I consider myself very lucky. I discovered opera at a young age, long before I was aware of all the negative stereotypes associated with it. Long before I knew it was "uncool", or even that anything could be uncool, I was listening to the gorgeous sounds of Bizet, Verdi, and Puccini. Long before I knew that my musical preferences would be scrutinized by my adolescent peers, my my love of opera was cemented in my heart.
My parents exposed me to a very broad range of musical styles almost from the day I was born. Irish music and Highland bagpipes were a staple in our home. My mother played me music from all over the world, ranging from klezmer to Russian folk songs, bluegrass to Indian sitar. And, of course, she played classical music.
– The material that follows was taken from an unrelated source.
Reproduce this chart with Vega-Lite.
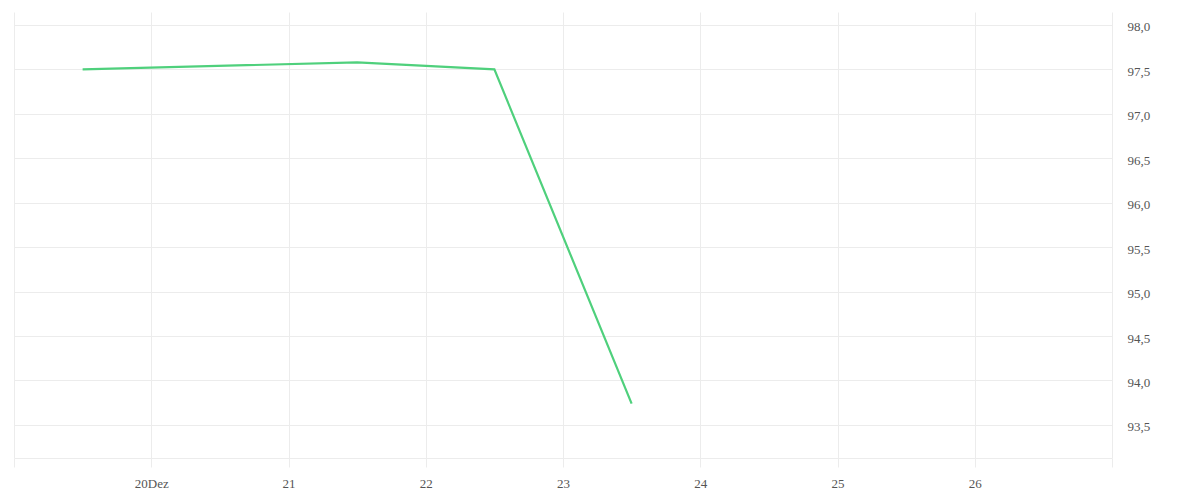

My father played the Grateful Dead and Pink Floyd. So by the time I was nine years old, I was very open to any new music, as long as it wasn't pop.
One evening back in 1987, my mother put down the TV Guide, sat me on the couch, and turned on PBS. We were going to try something new! I really had no idea what to expect, but within minutes I was lost in the now-familiar notes of the overture to Carmen. I don't remember much about that evening, but I went to school the next day singing all these wonderful songs I had heard for the first time the night before. That evening changed my life. I began listening to as much opera as I could, and I attended my first live performance at age eleven.
Let's jump forward a couple of decades, now. I have two young boys, ages four and eight. Our morning drive to school usually starts like this:
Me: OK kids, what do you want to listen to today?
4 year old: Eugene Onegin!
8 year old: No, my favorite Russian songs! (Dmitri Hvorostovsky, of course!)
4 year old: Il Trovatore!
8 year old: No, Tosca!
By this point, I've managed to make it out of the neighborhood without crashing the car. Once we've settled on something, the conversation continues.
4 year old: (Singing)
8 year old: Stop singing! I can sing it better!
Me: So let me hear both of you!
4 year old: (Singing)
8 year old: Stop singing!
No one else in either of their classes has car rides quite like this, as far as I know. But I wouldn't have it any other way. I began playing opera for them in utero, and didn't stop when they were born. I took my eldest to his first live performance, Aida, two months before he turned four. He knew most of the music before we went, and was totally engrossed throughout. (I only learned of the "no children under six" rule during intermission, but he behaved very well, and I only had to remind him once, during the Triumphal March, not to sing along to himself.) My younger one has yet to attend, partially because he is so curious about everything that, even when watching something he has seen a dozen times, we're lucky if he goes a full two minutes without asking a question. But at home, at least once a week I put something on the Met Player, and they're both glued to the TV for the rest of the evening.
As much as my children love opera, they are already beginning to hear things like "opera sucks" from their peers. Their teachers are unfamiliar with it, and show no interest when they express their enthusiasm. The other children around them, at best, have never been exposed to opera, and at worst, have inherited their parents' negative opinions about it without ever getting the chance to experience it for themselves. And yet, the minute any opera singer joins a competition such as America or Britain's Got Talent, the audience goes wild. People are starving for opera, and they don't even realize it.
So when is the right time to give it to them? Certainly, better late than never. Friends at work occasionally surprise me when they say things like, "I wish I knew you were going to the opera last night! I've always wanted to give it a try!" Once they have expressed an interest, I go out of my way to try to give them a proper introduction. Many of them have simply never had the opportunity extended to them, and have therefore missed out on a lifetime of enjoyment. Which leads me to the answer to the above question: as soon as possible!!!
The next question, then, is how to give it to them. You could, of course, do it the way my parents did for me, and I did for my children: give it to them straight, from an early age, and watch them lap it up. In recent years, though, more opportunities are being presented by opera companies everywhere to introduce children to opera. For instance, the Metropolitan Opera Guild offers hands-on opera workshops to children ages five to eight, as well as school programs that enable children across the country to experience opera in the classroom and on the big screen. The Opera Theatre of Saint Louis offers an opera summer camp for young children. And the Florida Grand Opera offers programs for elementary, middle school, and high school aged children, including classroom visits, presentations that explore both the vocal and technical aspects of opera production, dress rehearsal tickets, and a mentoring program to help guide aspiring artists on the path to careers in opera. Additionally, many programs are offered in public libraries from coast to coast.
But regardless of how it is done, when opera is presented to children, they usually respond enthusiastically. It's easy for them to get caught up in the drama, the action, and of course, the music. Sometimes, that enthusiasm sticks with them, opening all sorts of doors to the many wonders of opera. Sometimes that first operatic experience captures the imagination of a young child, changing the way he or she looks at music forever.
Perhaps one day I'll pull up to a traffic light, windows down, and hear the children in the next car arguing over whether they should listen to Turandot or Rigoletto. My eight-year-old just might lean his head out the window and shout, "Neither! Don Giovanni!"